At the end of World War I the gov't took the assets of American Marconi and split it up to three parties, who acted like a cartel with radio patents. It was essentially broken up, with RCA being the one holding the patents with two networks. The blue became NBC the red became ABC.

Media Consolidation is not new. It's not like we're the first generation to have our panties in a twist about media consolidation.

So the Internet happens, it's a whole new thing where you can transport digital info over phone, air or cable. But cable is not a common carrier, it's considered a publisher/broadcaster in the media category, but still providing broadband service. So we have two different regulatory regimes. Common carrier which requires letting others onto your network, which regulates Telcos.

The other are cable companies, regulated as media. A whole new subcategory called information services, which means they aren't subject to open access requirements.

So the question in the rewrite to the Telecom Act is what regulatory regime should be adopted? the open access common carrier model, or the media, we control who comes on our network model?

How do we take all this complicated legislation for which 2006 is just the next frontier? There will always be another crisis like this.

The way we should respond is through old-fashioned grass-roots organizing. And keep them going over time, because these fights will continue. It's not like it ends after the 2006 act.

To quell the sense of "what do we do now?" it requires the discipline of local organizing. We need to connect the principle of open access to the issues that affect us in local communities.

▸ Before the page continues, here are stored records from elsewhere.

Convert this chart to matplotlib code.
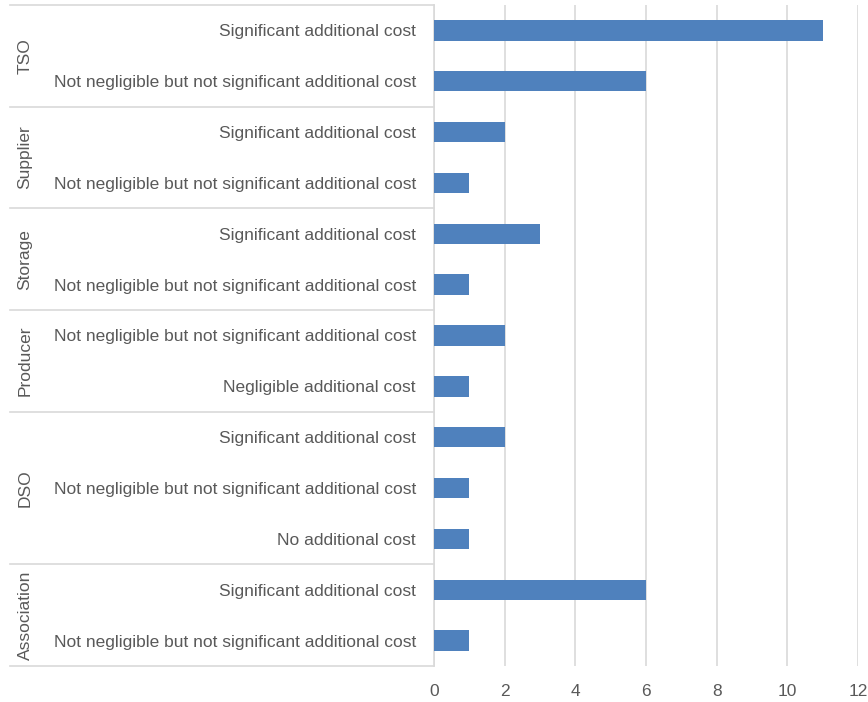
import matplotlib.pyplot as plt
from matplotlib.transforms import blended_transform_factory

# Respondent groups, top to bottom, with the answer categories inside each
groups = ['TSO', 'Supplier', 'Storage', 'Producer', 'DSO', 'Association']
answers = [
    ['Significant additional cost', 'Not negligible but not significant additional cost'],
    ['Significant additional cost', 'Not negligible but not significant additional cost'],
    ['Significant additional cost', 'Not negligible but not significant additional cost'],
    ['Not negligible but not significant additional cost', 'Negligible additional cost'],
    ['Significant additional cost', 'Not negligible but not significant additional cost', 'No additional cost'],
    ['Significant additional cost', 'Not negligible but not significant additional cost'],
]
counts = [
    [11, 6],
    [2, 1],
    [3, 1],
    [2, 1],
    [2, 1, 1],
    [6, 1],
]
xticks = [0, 2, 4, 6, 8, 10, 12]

plt.rcParams['font.family'] = ['Liberation Sans', 'DejaVu Sans']
gris = '#595959'
azul = '#4f81bd'
linea = '#d9d9d9'
tam = 12.5

fig = plt.figure(figsize=(8.68, 7.02), dpi=100)
ax = fig.add_axes([0.5, 0.0513, 0.4885, 0.9416])

etiquetas = [a for grupo in answers for a in grupo]
valores = [v for grupo in counts for v in grupo]
n = len(valores)
posiciones = list(range(n))

ax.barh(posiciones, valores, height=0.4, color=azul, zorder=3)
ax.set_ylim(n - 0.5, -0.5)
ax.set_xlim(0, 12)
ax.set_xticks(xticks)
ax.set_yticks(posiciones)
ax.set_yticklabels(etiquetas)
ax.tick_params(axis='y', length=0, pad=13, labelsize=tam, labelcolor=gris)
ax.tick_params(axis='x', length=0, pad=13, labelsize=tam, labelcolor=gris)
ax.grid(axis='x', color=linea, linewidth=1.2, zorder=0)
for lado in ['top', 'right', 'bottom']:
    ax.spines[lado].set_visible(False)
ax.spines['left'].set_color(linea)
ax.spines['left'].set_linewidth(1.2)

# Separadores de grupo y etiquetas verticales
trans = blended_transform_factory(fig.transFigure, ax.transData)
inicio = -0.5
for grupo, filas in zip(groups, answers):
    fin = inicio + len(filas)
    if inicio == -0.5:
        ax.plot([10 / 868, 0.5], [inicio, inicio], transform=trans, color=linea,
                linewidth=1.2, clip_on=False)
    ax.plot([10 / 868, 0.5], [fin, fin], transform=trans, color=linea,
            linewidth=1.2, clip_on=False)
    ax.text(25 / 868, (inicio + fin) / 2, grupo, transform=trans, rotation=90,
            ha='center', va='center', fontsize=tam, color=gris)
    inicio = fin

fig.savefig('out.png', dpi=100)
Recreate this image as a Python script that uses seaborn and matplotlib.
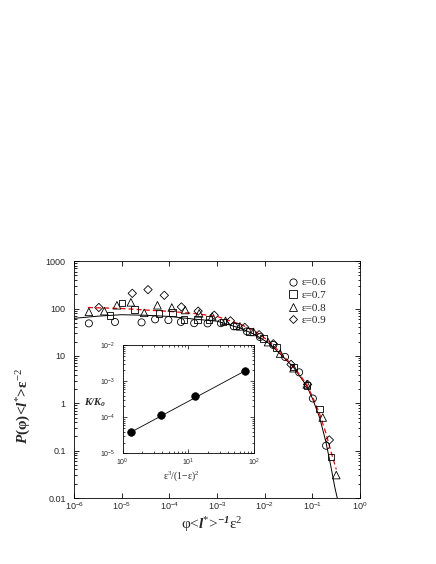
import numpy as np
import pandas as pd
import matplotlib
matplotlib.use("Agg")
import matplotlib.pyplot as plt
import seaborn as sns
from matplotlib.ticker import LogLocator, FuncFormatter, NullFormatter, NullLocator
from matplotlib.lines import Line2D

# ---------------- data ----------------
series_labels = ["ε=0.6", "ε=0.7", "ε=0.8", "ε=0.9"]

x_e06 = [2.04e-6, 7.2e-6, 2.6e-5, 5.0e-5, 9.5e-5, 1.74e-4, 3.3e-4, 6.3e-4, 1.2e-3,
         2.24e-3, 4.2e-3, 7.9e-3, 0.0151, 0.0266, 0.0525, 0.102, 0.193]
y_e06 = [48.5, 52, 51, 59, 57, 52, 49, 48.5, 49,
         42, 33, 25, 17, 9.5, 4.5, 1.26, 0.127]

x_e07 = [5.7e-6, 1.02e-5, 1.86e-5, 6.0e-5, 1.15e-4, 2.04e-4, 3.9e-4, 6.8e-4, 1.32e-3,
         2.5e-3, 4.8e-3, 9.3e-3, 0.0178, 0.040, 0.076, 0.14, 0.242]
y_e07 = [72, 132, 95, 79, 83, 59, 59, 59, 52,
         43, 33, 23, 15, 5.8, 2.4, 0.76, 0.074]

x_e08 = [2.04e-6, 4.3e-6, 7.9e-6, 1.55e-5, 2.95e-5, 5.6e-5, 1.12e-4, 2.14e-4, 4.2e-4,
         7.9e-4, 1.5e-3, 3.0e-3, 5.8e-3, 0.0117, 0.021, 0.040, 0.076, 0.164, 0.316]
y_e08 = [85, 88, 117, 135, 81, 117, 105, 93, 79,
         68, 55, 42, 32, 19.5, 11.2, 5.5, 2.5, 0.50, 0.0305]

x_e09 = [3.3e-6, 1.66e-5, 3.55e-5, 7.8e-5, 1.78e-4, 4.0e-4, 8.7e-4, 1.9e-3,
         3.8e-3, 7.6e-3, 0.0151, 0.0355, 0.079, 0.226]
y_e09 = [105, 209, 250, 190, 108, 88, 72, 55,
         40, 28, 18, 6.6, 2.5, 0.168]

# solid black fit curve
fit_black_x = [1e-6, 3.16e-6, 1e-5, 3.16e-5, 1e-4, 3.16e-4, 1e-3, 3.16e-3, 6.3e-3,
               0.0126, 0.021, 0.040, 0.076, 0.102, 0.141, 0.19, 0.24, 0.295, 0.34]
fit_black_y = [62, 69, 74, 72, 68, 60, 54, 38, 28,
               18, 11, 5.75, 2.3, 1.2, 0.5, 0.158, 0.05, 0.0166, 0.0089]

# red dashed fit curve
fit_red_x = [1.95e-6, 1e-5, 3.16e-5, 1e-4, 3.16e-4, 1e-3, 3.16e-3, 6.3e-3,
             0.0126, 0.021, 0.040, 0.076, 0.102, 0.141, 0.19, 0.25, 0.316]
fit_red_y = [105, 100, 93, 87, 79, 68, 46, 33,
             20, 11.7, 6.0, 2.5, 1.32, 0.60, 0.24, 0.089, 0.040]

# inset: K/K0 vs eps^3/(1-eps)^2
inset_x = [1.35, 3.81, 12.8, 72.9]
inset_y = [4.0e-5, 1.15e-4, 3.9e-4, 1.95e-3]
inset_fit_x = [1.35, 72.9]
inset_fit_y = [3.9e-5, 1.95e-3]

main_xticks = [1e-6, 1e-5, 1e-4, 1e-3, 1e-2, 1e-1, 1e0]
main_yticks = [0.01, 0.1, 1, 10, 100, 1000]
main_ytick_labels = ["0.01", "0.1", "1", "10", "100", "1000"]
inset_xticks = [1, 10, 100]
inset_yticks = [1e-5, 1e-4, 1e-3, 1e-2]

# ---------------- style ----------------
sns.set_theme(style="ticks")
plt.rcParams["font.family"] = ["Liberation Serif", "DejaVu Serif"]
plt.rcParams["mathtext.fontset"] = "custom"
plt.rcParams["mathtext.rm"] = "Liberation Serif"
plt.rcParams["mathtext.it"] = "Liberation Serif:italic"
plt.rcParams["mathtext.bf"] = "Liberation Serif:italic:bold"
plt.rcParams["mathtext.sf"] = "Liberation Sans"
plt.rcParams["axes.linewidth"] = 0.6
plt.rcParams["axes.edgecolor"] = "black"

fig = plt.figure(figsize=(4.36, 5.64), dpi=100)
fig.patch.set_facecolor("white")
ax = fig.add_axes([0.170, 0.117, 0.656, 0.420])
ax.set_facecolor("white")
ax.set_xscale("log")
ax.set_yscale("log")

frames = []
for lab, xs, ys in zip(series_labels, [x_e06, x_e07, x_e08, x_e09], [y_e06, y_e07, y_e08, y_e09]):
    frames.append(pd.DataFrame({"x": xs, "y": ys, "series": lab}))
df = pd.concat(frames, ignore_index=True)
marker_map = dict(zip(series_labels, ["o", "s", "^", "D"]))
size_map = {"o": 26, "s": 22, "^": 30, "D": 18}

sns.lineplot(x=fit_black_x, y=fit_black_y, color="black", lw=0.7, estimator=None,
             sort=False, ax=ax)
sns.lineplot(x=fit_red_x, y=fit_red_y, color="red", lw=0.9, estimator=None,
             sort=False, linestyle=(0, (4, 2.5)), ax=ax)

for lab in series_labels:
    sub = df[df["series"] == lab]
    m = marker_map[lab]
    sns.scatterplot(data=sub, x="x", y="y", marker=m, s=size_map[m],
                    facecolor="none", edgecolor="black", linewidth=0.6, ax=ax,
                    legend=False, zorder=3)

ax.set_xlim(1e-6, 1)
ax.set_ylim(0.01, 1000)

sans = "Liberation Sans"
ax.set_xticks(main_xticks)
ax.xaxis.set_minor_locator(NullLocator())
ax.xaxis.set_major_formatter(FuncFormatter(lambda v, p: r"$\mathsf{10^{%d}}$" % int(round(np.log10(v)))))
ax.set_yticks(main_yticks)
ax.set_yticklabels(main_ytick_labels)
ax.yaxis.set_minor_locator(LogLocator(base=10, subs=np.arange(2, 10), numticks=20))
ax.yaxis.set_minor_formatter(NullFormatter())
ax.tick_params(axis="both", which="both", direction="in", top=True, right=True,
               width=0.6, color="black", labelfontfamily=sans)
ax.tick_params(axis="both", which="major", length=3.5)
ax.tick_params(axis="both", which="minor", length=1.8)
ax.tick_params(axis="x", which="major", pad=1.5, labelsize=6.5)
ax.tick_params(axis="y", which="major", pad=6, labelsize=6.5)
for s in ax.spines.values():
    s.set_linewidth(0.6)
    s.set_color("black")

ax.set_ylabel(r"$\mathbf{P}$(φ)<$\mathbf{l}^{*}$>ε$^{-2}$", fontsize=11,
              fontweight="bold")
ax.yaxis.set_label_coords(-0.143, 0.388)
ax.set_xlabel(r"φ<$\mathbf{l}^{*}$>$^{\mathbf{-1}}$ε$^{2}$", fontsize=11)
ax.xaxis.set_label_coords(0.48, -0.072)

handles = [Line2D([], [], ls="none", marker=marker_map[l], mfc="none", mec="black",
                  mew=0.6, ms=(5.2 if marker_map[l] != "D" else 4.3)) for l in series_labels]
ax.legend(handles, series_labels, loc="upper left", bbox_to_anchor=(0.746, 0.93),
          frameon=False, fontsize=8, handlelength=1.0, handletextpad=0.3,
          labelspacing=0.25, borderpad=0, borderaxespad=0)

# ---------------- inset ----------------
ins = fig.add_axes([0.281, 0.196, 0.302, 0.192])
ins.set_facecolor("white")
ins.set_xscale("log")
ins.set_yscale("log")
sns.lineplot(x=inset_fit_x, y=inset_fit_y, color="black", lw=0.6, estimator=None,
             sort=False, ax=ins)
sns.scatterplot(x=inset_x, y=inset_y, color="black", s=30, marker="o",
                edgecolor="black", linewidth=0.5, ax=ins, legend=False, zorder=3)
ins.set_xlim(1, 100)
ins.set_ylim(1e-5, 1e-2)
ins.set_xticks(inset_xticks)
ins.set_yticks(inset_yticks)
ins.xaxis.set_minor_locator(LogLocator(base=10, subs=np.arange(2, 10), numticks=20))
ins.yaxis.set_minor_locator(LogLocator(base=10, subs=np.arange(2, 10), numticks=20))
ins.xaxis.set_minor_formatter(NullFormatter())
ins.yaxis.set_minor_formatter(NullFormatter())
fmt = FuncFormatter(lambda v, p: r"$\mathsf{10^{%d}}$" % int(round(np.log10(v))))
ins.xaxis.set_major_formatter(fmt)
ins.yaxis.set_major_formatter(fmt)
ins.tick_params(axis="both", which="both", direction="in", top=True, right=True,
                width=0.5, color="black", labelsize=5, labelfontfamily=sans)
ins.tick_params(axis="both", which="major", length=3)
ins.tick_params(axis="both", which="minor", length=1.5)
ins.tick_params(axis="x", which="major", pad=2)
ins.tick_params(axis="y", which="major", pad=5)
for s in ins.spines.values():
    s.set_linewidth(0.6)
    s.set_color("black")
ins.set_xlabel(r"ε$^{3}$/(1−ε)$^{2}$", fontsize=7)
ins.xaxis.set_label_coords(0.45, -0.145)
ins.set_ylabel(r"$\mathbf{K/K_{0}}$", fontsize=7.5, rotation=0, va="center", ha="center")
ins.yaxis.set_label_coords(-0.21, 0.464)

fig.savefig("out.png", dpi=100, facecolor="white")
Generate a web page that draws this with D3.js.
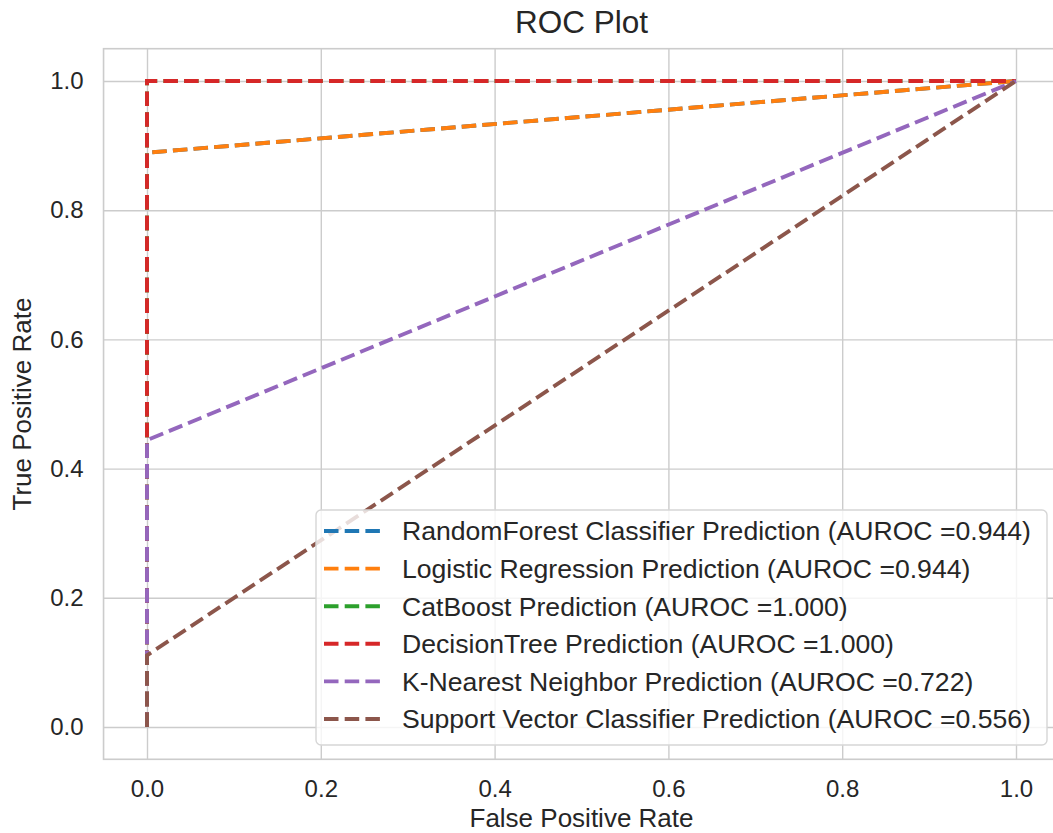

Every community will see this different. Just like there is nothing like a typical public access TV channel. She thinks the challenge here is to take what we're learning at this event, and the 2006 act in particular, and connect it to the basic principle of public access to public property.

We take that to our local community and try to connect it to what concerns us in our local commmunities. It's about solving problems at a local level. Door-knocking, talking person to person, finding out what really concerns people, and can inform DC and the long-term fight at the state and legislative battles. And the essential long-term local fight is how do we the public take back that local property to set up community broadband and control our own infrastructure.

National, state and local. We need long-term institutionalized community organizing, aggregated across communities. So we can go to Congress with information backed by millions of people who believe the same thing that are willing to stand together for free speech and democracy.